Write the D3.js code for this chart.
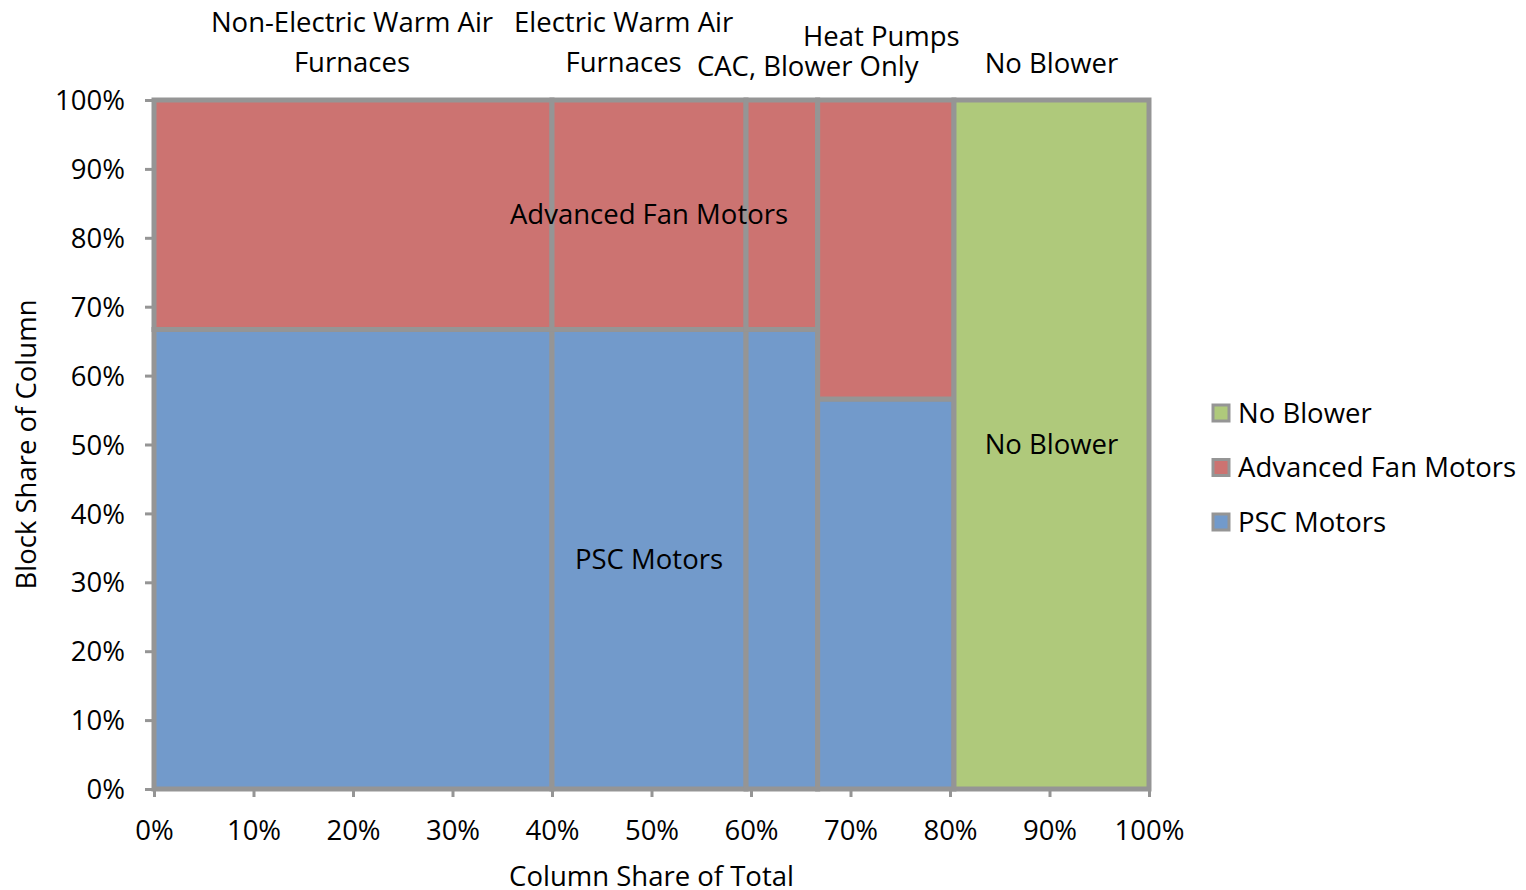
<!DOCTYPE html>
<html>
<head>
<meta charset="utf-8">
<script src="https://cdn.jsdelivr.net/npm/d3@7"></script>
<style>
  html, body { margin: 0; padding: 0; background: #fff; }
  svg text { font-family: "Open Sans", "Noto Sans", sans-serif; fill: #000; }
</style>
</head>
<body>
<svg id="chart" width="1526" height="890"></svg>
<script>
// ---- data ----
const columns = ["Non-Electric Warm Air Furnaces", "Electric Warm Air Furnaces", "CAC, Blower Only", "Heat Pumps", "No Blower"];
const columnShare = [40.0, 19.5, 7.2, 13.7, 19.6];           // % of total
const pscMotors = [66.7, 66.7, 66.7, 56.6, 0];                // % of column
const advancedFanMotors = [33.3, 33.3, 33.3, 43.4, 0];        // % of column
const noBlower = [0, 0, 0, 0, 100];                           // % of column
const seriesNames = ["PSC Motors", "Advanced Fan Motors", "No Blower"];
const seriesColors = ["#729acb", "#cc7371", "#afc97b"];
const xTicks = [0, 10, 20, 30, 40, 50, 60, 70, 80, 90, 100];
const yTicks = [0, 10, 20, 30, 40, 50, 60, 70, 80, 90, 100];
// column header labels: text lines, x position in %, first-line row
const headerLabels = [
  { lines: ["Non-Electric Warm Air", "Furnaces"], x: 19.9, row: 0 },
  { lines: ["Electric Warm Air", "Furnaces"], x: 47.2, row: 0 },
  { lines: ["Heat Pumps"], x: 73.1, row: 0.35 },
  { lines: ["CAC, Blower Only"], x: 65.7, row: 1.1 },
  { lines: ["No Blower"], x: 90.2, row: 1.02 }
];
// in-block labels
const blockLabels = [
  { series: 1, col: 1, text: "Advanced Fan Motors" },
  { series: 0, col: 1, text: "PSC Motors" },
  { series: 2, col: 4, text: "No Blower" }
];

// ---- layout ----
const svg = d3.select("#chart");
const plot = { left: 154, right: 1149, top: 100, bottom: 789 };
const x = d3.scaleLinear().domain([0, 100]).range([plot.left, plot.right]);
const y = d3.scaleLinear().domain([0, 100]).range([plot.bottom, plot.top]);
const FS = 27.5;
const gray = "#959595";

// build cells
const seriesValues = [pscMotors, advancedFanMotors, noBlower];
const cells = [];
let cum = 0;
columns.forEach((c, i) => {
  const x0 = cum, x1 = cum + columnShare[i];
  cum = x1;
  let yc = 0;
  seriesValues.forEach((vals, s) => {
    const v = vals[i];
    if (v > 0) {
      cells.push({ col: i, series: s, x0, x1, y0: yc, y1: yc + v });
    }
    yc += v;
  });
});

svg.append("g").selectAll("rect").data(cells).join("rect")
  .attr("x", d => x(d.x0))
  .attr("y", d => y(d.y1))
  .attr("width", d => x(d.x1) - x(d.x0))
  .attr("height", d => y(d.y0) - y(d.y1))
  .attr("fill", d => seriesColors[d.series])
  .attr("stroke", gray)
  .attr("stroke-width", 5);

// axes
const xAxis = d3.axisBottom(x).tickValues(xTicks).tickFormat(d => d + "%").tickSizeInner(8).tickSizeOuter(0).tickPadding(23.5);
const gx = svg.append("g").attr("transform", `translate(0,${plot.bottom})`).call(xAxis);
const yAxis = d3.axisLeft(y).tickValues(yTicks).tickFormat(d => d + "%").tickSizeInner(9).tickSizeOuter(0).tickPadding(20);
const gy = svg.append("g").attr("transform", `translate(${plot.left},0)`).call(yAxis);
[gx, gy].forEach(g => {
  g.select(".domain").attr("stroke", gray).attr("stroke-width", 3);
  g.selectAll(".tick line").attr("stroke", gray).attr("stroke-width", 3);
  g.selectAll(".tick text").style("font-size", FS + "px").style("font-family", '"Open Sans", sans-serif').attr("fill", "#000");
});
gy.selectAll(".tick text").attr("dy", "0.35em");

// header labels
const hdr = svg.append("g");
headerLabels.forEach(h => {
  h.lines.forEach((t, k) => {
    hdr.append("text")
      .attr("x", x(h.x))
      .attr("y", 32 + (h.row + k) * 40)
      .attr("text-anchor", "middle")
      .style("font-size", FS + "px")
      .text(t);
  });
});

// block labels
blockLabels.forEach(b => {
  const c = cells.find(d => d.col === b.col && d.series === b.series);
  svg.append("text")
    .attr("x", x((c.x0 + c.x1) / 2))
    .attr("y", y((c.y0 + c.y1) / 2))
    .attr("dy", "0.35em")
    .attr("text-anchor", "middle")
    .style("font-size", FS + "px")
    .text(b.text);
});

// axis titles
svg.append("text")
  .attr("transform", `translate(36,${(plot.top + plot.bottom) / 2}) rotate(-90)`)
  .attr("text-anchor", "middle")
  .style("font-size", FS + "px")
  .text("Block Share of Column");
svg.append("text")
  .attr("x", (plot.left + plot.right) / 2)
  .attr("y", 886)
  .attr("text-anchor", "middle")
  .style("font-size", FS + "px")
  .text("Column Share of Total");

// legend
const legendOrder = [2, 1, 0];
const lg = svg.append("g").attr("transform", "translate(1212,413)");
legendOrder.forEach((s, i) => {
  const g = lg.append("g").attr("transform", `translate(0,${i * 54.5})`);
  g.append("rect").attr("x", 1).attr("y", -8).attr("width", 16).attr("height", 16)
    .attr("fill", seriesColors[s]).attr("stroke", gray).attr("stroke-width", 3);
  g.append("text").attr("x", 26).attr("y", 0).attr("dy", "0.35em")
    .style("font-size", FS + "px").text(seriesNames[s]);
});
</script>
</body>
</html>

-------------------------

Directive: Your task is to reproduce all of the material exactly. The pictures stay out.

Result of the task:
Write the D3.js code for this chart.
<!DOCTYPE html>
<html>
<head>
<meta charset="utf-8">
<script src="https://cdn.jsdelivr.net/npm/d3@7"></script>
<style>
  html, body { margin: 0; padding: 0; background: #fff; }
  svg text { font-family: "Open Sans", "Noto Sans", sans-serif; fill: #000; }
</style>
</head>
<body>
<svg id="chart" width="1526" height="890"></svg>
<script>
// ---- data ----
const columns = ["Non-Electric Warm Air Furnaces", "Electric Warm Air Furnaces", "CAC, Blower Only", "Heat Pumps", "No Blower"];
const columnShare = [40.0, 19.5, 7.2, 13.7, 19.6];           // % of total
const pscMotors = [66.7, 66.7, 66.7, 56.6, 0];                // % of column
const advancedFanMotors = [33.3, 33.3, 33.3, 43.4, 0];        // % of column
const noBlower = [0, 0, 0, 0, 100];                           // % of column
const seriesNames = ["PSC Motors", "Advanced Fan Motors", "No Blower"];
const seriesColors = ["#729acb", "#cc7371", "#afc97b"];
const xTicks = [0, 10, 20, 30, 40, 50, 60, 70, 80, 90, 100];
const yTicks = [0, 10, 20, 30, 40, 50, 60, 70, 80, 90, 100];
// column header labels: text lines, x position in %, first-line row
const headerLabels = [
  { lines: ["Non-Electric Warm Air", "Furnaces"], x: 19.9, row: 0 },
  { lines: ["Electric Warm Air", "Furnaces"], x: 47.2, row: 0 },
  { lines: ["Heat Pumps"], x: 73.1, row: 0.35 },
  { lines: ["CAC, Blower Only"], x: 65.7, row: 1.1 },
  { lines: ["No Blower"], x: 90.2, row: 1.02 }
];
// in-block labels
const blockLabels = [
  { series: 1, col: 1, text: "Advanced Fan Motors" },
  { series: 0, col: 1, text: "PSC Motors" },
  { series: 2, col: 4, text: "No Blower" }
];

// ---- layout ----
const svg = d3.select("#chart");
const plot = { left: 154, right: 1149, top: 100, bottom: 789 };
const x = d3.scaleLinear().domain([0, 100]).range([plot.left, plot.right]);
const y = d3.scaleLinear().domain([0, 100]).range([plot.bottom, plot.top]);
const FS = 27.5;
const gray = "#959595";

// build cells
const seriesValues = [pscMotors, advancedFanMotors, noBlower];
const cells = [];
let cum = 0;
columns.forEach((c, i) => {
  const x0 = cum, x1 = cum + columnShare[i];
  cum = x1;
  let yc = 0;
  seriesValues.forEach((vals, s) => {
    const v = vals[i];
    if (v > 0) {
      cells.push({ col: i, series: s, x0, x1, y0: yc, y1: yc + v });
    }
    yc += v;
  });
});

svg.append("g").selectAll("rect").data(cells).join("rect")
  .attr("x", d => x(d.x0))
  .attr("y", d => y(d.y1))
  .attr("width", d => x(d.x1) - x(d.x0))
  .attr("height", d => y(d.y0) - y(d.y1))
  .attr("fill", d => seriesColors[d.series])
  .attr("stroke", gray)
  .attr("stroke-width", 5);

// axes
const xAxis = d3.axisBottom(x).tickValues(xTicks).tickFormat(d => d + "%").tickSizeInner(8).tickSizeOuter(0).tickPadding(23.5);
const gx = svg.append("g").attr("transform", `translate(0,${plot.bottom})`).call(xAxis);
const yAxis = d3.axisLeft(y).tickValues(yTicks).tickFormat(d => d + "%").tickSizeInner(9).tickSizeOuter(0).tickPadding(20);
const gy = svg.append("g").attr("transform", `translate(${plot.left},0)`).call(yAxis);
[gx, gy].forEach(g => {
  g.select(".domain").attr("stroke", gray).attr("stroke-width", 3);
  g.selectAll(".tick line").attr("stroke", gray).attr("stroke-width", 3);
  g.selectAll(".tick text").style("font-size", FS + "px").style("font-family", '"Open Sans", sans-serif').attr("fill", "#000");
});
gy.selectAll(".tick text").attr("dy", "0.35em");

// header labels
const hdr = svg.append("g");
headerLabels.forEach(h => {
  h.lines.forEach((t, k) => {
    hdr.append("text")
      .attr("x", x(h.x))
      .attr("y", 32 + (h.row + k) * 40)
      .attr("text-anchor", "middle")
      .style("font-size", FS + "px")
      .text(t);
  });
});

// block labels
blockLabels.forEach(b => {
  const c = cells.find(d => d.col === b.col && d.series === b.series);
  svg.append("text")
    .attr("x", x((c.x0 + c.x1) / 2))
    .attr("y", y((c.y0 + c.y1) / 2))
    .attr("dy", "0.35em")
    .attr("text-anchor", "middle")
    .style("font-size", FS + "px")
    .text(b.text);
});

// axis titles
svg.append("text")
  .attr("transform", `translate(36,${(plot.top + plot.bottom) / 2}) rotate(-90)`)
  .attr("text-anchor", "middle")
  .style("font-size", FS + "px")
  .text("Block Share of Column");
svg.append("text")
  .attr("x", (plot.left + plot.right) / 2)
  .attr("y", 886)
  .attr("text-anchor", "middle")
  .style("font-size", FS + "px")
  .text("Column Share of Total");

// legend
const legendOrder = [2, 1, 0];
const lg = svg.append("g").attr("transform", "translate(1212,413)");
legendOrder.forEach((s, i) => {
  const g = lg.append("g").attr("transform", `translate(0,${i * 54.5})`);
  g.append("rect").attr("x", 1).attr("y", -8).attr("width", 16).attr("height", 16)
    .attr("fill", seriesColors[s]).attr("stroke", gray).attr("stroke-width", 3);
  g.append("text").attr("x", 26).attr("y", 0).attr("dy", "0.35em")
    .style("font-size", FS + "px").text(seriesNames[s]);
});
</script>
</body>
</html>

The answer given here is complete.